Devant l’incertitude de droits créée par le projet de loi 14, les sociétés d’exploration pourraient choisir de délaisser le Québec.

Loi sur les mines - Projet de loi 14



Le 18 août dernier, l'Institut de la statistique du Québec annonçait que l'Abitibi-Témiscamingue a été, de toutes les régions du Québec, la championne de la croissance économique pour le quinquennat 2006-2010: son taux de croissance annuel a été plus du double de celui du Québec dans son ensemble. Cette performance est due essentiellement à la vitalité de l'industrie minière et à ses effets d'entraînement.
Cela se manifeste aussi dans toutes les régions du Québec, principalement à Montréal et à Québec. On ne saurait sous-estimer la contribution de l'industrie minière à la traversée et la sortie de la dernière récession par l'économie québécoise — l'investissement minier a représenté plus de 10 % de l'investissement privé non résidentiel au Québec en 2010.
Pourtant, si le gouvernement du Québec voulait étouffer l'industrie minière québécoise à terme, il ferait exactement ce qu'il est en train de faire. Après avoir haussé les droits miniers pour faire du Québec la juridiction la plus onéreuse des quatre plus grandes juridictions minières canadiennes, voilà qu'avec le projet de loi 14 il s'apprête à abdiquer ses responsabilités en matière d'exploration et de développement minier au profit des administrations locales.
La présence de gisements dignes d'intérêt à l'intérieur ou à proximité des périmètres urbains dans les régions minières du Québec n'est ni marginale, ni accidentelle. Pour des raisons évidentes, les villes minières se sont établies précisément là où les ressources ont été découvertes: Rouyn-Noranda, Val-d'Or, Malartic, Fermont, Chibougamau et bien d'autres ont été construites tout près des gisements auxquels elles doivent leur existence [...]. Pourtant, le projet de loi 14 (art. 91):

- propose l'interdiction de principe de toute activité minière dans les périmètres urbanisés et les zones de villégiature, y compris les municipalités qui doivent leur existence même à l'activité minière;
- fait de cette interdiction une mesure rétroactive, couvrant même les titres miniers actifs et les activités d'exploration en cours, et ce, sans compensation de l'État qui propose cette mesure;
- donne aux administrations locales le pouvoir discrétionnaire de faire exception à cette interdiction;
- donne aux administrations locales le pouvoir d'intervenir de façon rétroactive sur des projets en cours en étendant leurs limites pour y intégrer lesdits travaux et ainsi les assujettir à leur pouvoir discrétionnaire.

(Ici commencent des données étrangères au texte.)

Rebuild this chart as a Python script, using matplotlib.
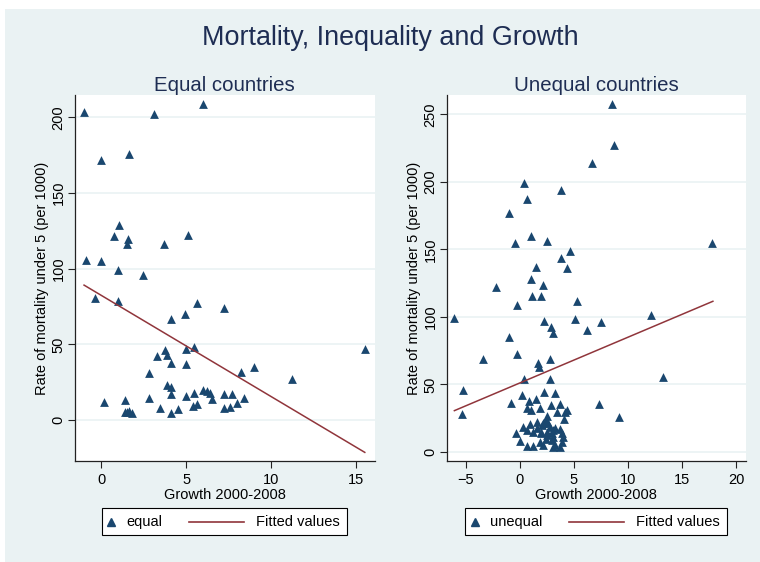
import matplotlib
matplotlib.use("Agg")
import matplotlib.pyplot as plt
from matplotlib.patches import Rectangle
from matplotlib.lines import Line2D

plt.rcParams['font.family'] = ['Liberation Sans', 'DejaVu Sans']

# ---------------- data ----------------
equal_x = [-1.0, 3.1, 6.0, 0.0, 1.67, 1.08, 0.76, 1.6, 1.55, 3.67, 5.1, -0.9, 0.0, 0.98, 2.45,
           -0.33, 1.0, 5.65, 7.2, 4.96, 4.1, 5.45, 4.98, 3.76, 3.3, 3.86, 4.12, 4.98, 15.5, 9.0,
           8.2, 2.84, 11.2, 3.86, 4.12, 6.0, 6.2, 6.4, 6.53, 4.12, 5.45, 4.98, 7.2, 7.67, 8.4,
           7.98, 7.55, 7.2, 5.65, 5.4, 2.84, 3.45, 4.55, 4.1, 0.18, 1.43, 1.43, 1.67, 1.8, 1.55]
equal_y = [203.4, 202, 208.7, 171.7, 175.9, 129, 121.5, 119.5, 116.2, 116.5, 122.2, 106, 105.2, 99, 95.8,
           81, 79, 77.5, 74.4, 70, 66.5, 48.4, 46.7, 46.2, 42.3, 42.7, 37.9, 36.8, 46.9, 35,
           31.9, 31, 27.5, 23.3, 22.2, 20.2, 19.4, 17.6, 14.1, 17.4, 17.6, 16.1, 17.2, 17.2, 14.7,
           11.2, 9, 7.7, 10.6, 9.2, 14.3, 8.1, 7.3, 4.4, 11.7, 13, 5.3, 6.1, 4.8, 5.5]
equal_fit_x = [-1.0, 15.5]
equal_fit_y = [89.2, -21.3]

unequal_x = [8.5, 8.67, 6.67, 0.34, 3.8, 0.62, -0.99, 0.99, -0.43, 2.53, 17.8, 4.66, 3.8, 1.45, 4.32,
             0.99, 2.1, -2.25, 1.11, 1.98, 5.3, -0.25, 12.1, -6.05, 5.12, 2.22, 7.47, 2.87, 3.02, 6.2,
             -1.02, -0.25, -3.4, 2.75, 1.64, 1.73, 13.24, 0.34, 2.78, -5.25, 2.22, 3.21, 0.19, 1.45, 0.86,
             -0.8, 7.34, -5.37, 9.2,
             2.9, 3.7, 1.88, 0.62, 0.99, 3.4, 4.17, 4.32, 4.1, 2.47, 2.41, 2.16, 2.62, 2.78, 1.54,
             0.93, 0.31, 1.23, 0.62, 2.0, 3.08, 3.7, 3.86, 2.47, 3.08, -0.37, 0.06, 0.62, 1.23, 1.85,
             2.16, 2.93, 3.24, 3.86, 3.7, 3.08, 4.0, 2.41, 1.94, 3.24, 2.04, 1.54, 2.93, 2.47]
unequal_y = [257.8, 227.2, 214, 199.5, 194.3, 187.7, 177, 160, 155, 156.5, 155, 148.7, 143.5, 137.3, 136.5,
             128, 123.5, 122.5, 115.6, 115.6, 111.6, 108.6, 101.7, 99, 98.8, 96.8, 96, 92.6, 88.1, 90.4,
             85, 72.6, 68.9, 69.1, 65.7, 62.7, 55.8, 53.8, 54, 45.9, 44.4, 43.5, 42.2, 39.5, 38,
             36.3, 35.3, 28.4, 26.2,
             34.8, 35.3, 32.6, 32.4, 31.1, 29.9, 29.9, 31.1, 24.4, 26.5, 23.7, 21.2, 21.2, 18.7, 22.5,
             20.5, 18.7, 15, 16.3, 15, 16.3, 16.8, 13.8, 12.6, 11.3, 13.8, 8.1, 4.4, 4.4, 7.6,
             5.2, 8.9, 5.2, 7.6, 3.5, 3.5, 11.3, 9.4, 13.8, 17.5, 20.2, 17.5, 14.3, 15]
unequal_fit_x = [-6.05, 17.84]
unequal_fit_y = [30.6, 111.6]

main_title = "Mortality, Inequality and Growth"
panel_titles = ["Equal countries", "Unequal countries"]
series_names = ["equal", "unequal"]
fit_name = "Fitted values"
xlabel = "Growth 2000-2008"
ylabel = "Rate of mortality under 5 (per 1000)"
left_xticks = [0, 5, 10, 15]
left_yticks = [0, 50, 100, 150, 200]
right_xticks = [-5, 0, 5, 10, 15, 20]
right_yticks = [0, 50, 100, 150, 200, 250]

# ---------------- style ----------------
BG = "#EAF2F3"
NAVY = "#1A476F"
MAROON = "#90353B"
TITLE_C = "#1E2D53"

W, H = 760, 562
fig = plt.figure(figsize=(W / 100, H / 100), dpi=100, facecolor="white")
fig.patches.append(Rectangle((5 / W, 0), 1 - 5 / W, 1 - 9 / H, transform=fig.transFigure,
                             facecolor=BG, edgecolor="none", zorder=-10))

def fx(px):
    return px / W

def fy(py):
    return 1 - py / H

fig.text(fx(390), fy(38), main_title, ha="center", va="center", fontsize=19.4, color=TITLE_C)

def px_axes(x0, x1, y0, y1):
    return fig.add_axes([x0 / W, 1 - y1 / H, (x1 - x0) / W, (y1 - y0) / H])

axL = px_axes(74.7, 375, 95, 461)
axR = px_axes(446.7, 746, 95, 461)

panels = [
    (axL, equal_x, equal_y, equal_fit_x, equal_fit_y, (-1.55, 16.1), (-27, 214.8),
     left_xticks, left_yticks, panel_titles[0], series_names[0],
     dict(box=(102, 347), marker=111, text1=126, line=(189, 244), text2=256)),
    (axR, unequal_x, unequal_y, unequal_fit_x, unequal_fit_y, (-6.76, 20.9), (-6.7, 264.4),
     right_xticks, right_yticks, panel_titles[1], series_names[1],
     dict(box=(465, 727), marker=475, text1=490, line=(569, 624), text2=636)),
]

for ax, xs, ys, fxd, fyd, xl, yl, xt, yt, title, name, lg in panels:
    ax.set_facecolor("white")
    ax.set_xlim(*xl)
    ax.set_ylim(*yl)
    ax.set_xticks(xt)
    ax.set_yticks(yt)
    ax.grid(axis="y", color=BG, linewidth=1.2)
    ax.set_axisbelow(True)
    for s in ["top", "right"]:
        ax.spines[s].set_visible(False)
    for s in ["left", "bottom"]:
        ax.spines[s].set_color("#222222")
        ax.spines[s].set_linewidth(0.9)
    ax.tick_params(axis="both", direction="out", length=5, width=0.8, color="#222222",
                   labelsize=10.5, labelcolor="black")
    ax.tick_params(axis="y", pad=1.5)
    for lab in ax.get_yticklabels():
        lab.set_rotation(90)
        lab.set_va("center")
    ax.scatter(xs, ys, marker="^", s=40, color=NAVY, linewidths=0, zorder=3)
    ax.plot(fxd, fyd, color=MAROON, linewidth=1.1, zorder=4)
    ax.set_title(title, fontsize=14.7, color=TITLE_C, pad=3)
    ax.set_xlabel(xlabel, fontsize=10.5, labelpad=1)
    ax.set_ylabel(ylabel, fontsize=10.5, labelpad=2)

    # legend box drawn in figure pixel coordinates
    b0, b1 = lg["box"]
    y0, y1 = 508.3, 535
    yc = (y0 + y1) / 2
    fig.patches.append(Rectangle((fx(b0), fy(y1)), fx(b1) - fx(b0), fy(y0) - fy(y1),
                                 transform=fig.transFigure, facecolor="white",
                                 edgecolor="black", linewidth=0.8, zorder=5))
    fig.lines.append(Line2D([fx(lg["marker"])], [fy(yc)], marker="^", linestyle="none",
                            color=NAVY, markersize=5.5, transform=fig.transFigure, zorder=6))
    fig.text(fx(lg["text1"]), fy(yc), name, ha="left", va="center", fontsize=10.5, zorder=6)
    fig.lines.append(Line2D([fx(lg["line"][0]), fx(lg["line"][1])], [fy(yc), fy(yc)],
                            color=MAROON, linewidth=1.2, transform=fig.transFigure, zorder=6))
    fig.text(fx(lg["text2"]), fy(yc), fit_name, ha="left", va="center", fontsize=10.5, zorder=6)

fig.savefig("out.png", dpi=100, facecolor=fig.get_facecolor())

Les responsabilités de Québec
L'intention du gouvernement est légitime: «Éviter les conflits [des projets miniers] avec d'autres utilisations du territoire», comme l'évoque le projet de loi. Certes, les administrations locales et les citoyens doivent avoir les moyens d'intervenir efficacement dans les grands arbitrages qui les concernent directement. Mais il n'est ni utile ni souhaitable que le gouvernement du Québec abdique pour ce faire ses responsabilités. [...]
Les ressources minérales appartiennent à tous les Québécois. On le répète à l'envi dès lors qu'il est question de redevances minières. Mais pourquoi le gouvernement veut-il aujourd'hui subordonner à des arbitrages et intérêts locaux la gestion du patrimoine collectif de tous les Québécois?
Sous prétexte d'éviter les conflits d'utilisation, en créant l'interdiction de principe des activités minières, le législateur se propose de subordonner celles-ci à toutes les autres utilisations du territoire municipalisé. Il crée en outre des couches additionnelles de bureaucratie. Et avec le projet de loi 14, dans la partie sud du Québec, l'industrie minière devra dans le meilleur des cas se démêler parmi des centaines de régimes municipaux différents, imprévisibles, aux motivations les plus diverses, et ce, sans tenir compte des intérêts de l'ensemble des Québécois. [...]
Ajoutons à cela que la capacité d'intervenir rétroactivement compromet le régime de propriété même. Des titres miniers exposés à la discrétion d'autorités multiples sont des titres dont la propriété est incertaine. [...] Qui voudrait acheter à la campagne un terrain susceptible d'être «municipalisé» sans compensation dès l'extension des limites d'une municipalité voisine? Qui voudrait investir dans un projet d'exploration minière dans un canton quelconque si la municipalité peut créer une zone de villégiature et y empêcher toute activité minière ou, ce qui revient au même, exiger des conditions déraisonnables?
Il est indéniable que les communautés potentiellement touchées par des projets d'exploration ou de production minière doivent avoir voix au chapitre. Leurs intérêts doivent être pris en compte et les arbitrages entre divers usages du territoire sont nécessaires. Il faut consulter et écouter les citoyens ainsi que leurs élus locaux et régionaux, mais il faut le faire dans le cadre d'un régime juridique québécois harmonisé et prévisible. Le BAPE a été créé précisément pour cette raison.
Ironiquement, le gouvernement prétend que le projet de loi 14 aura pour effet de «stimuler les travaux d'exploration» au Québec. Rien n'est plus loin de la vérité. Aucun incitatif fiscal ne peut compenser un affaiblissement important du droit de propriété. Devant l'incertitude de droits créée par le projet de loi 14, il ne faudra pas s'étonner que les sociétés d'exploration se dirigent ailleurs et délaissent le Québec.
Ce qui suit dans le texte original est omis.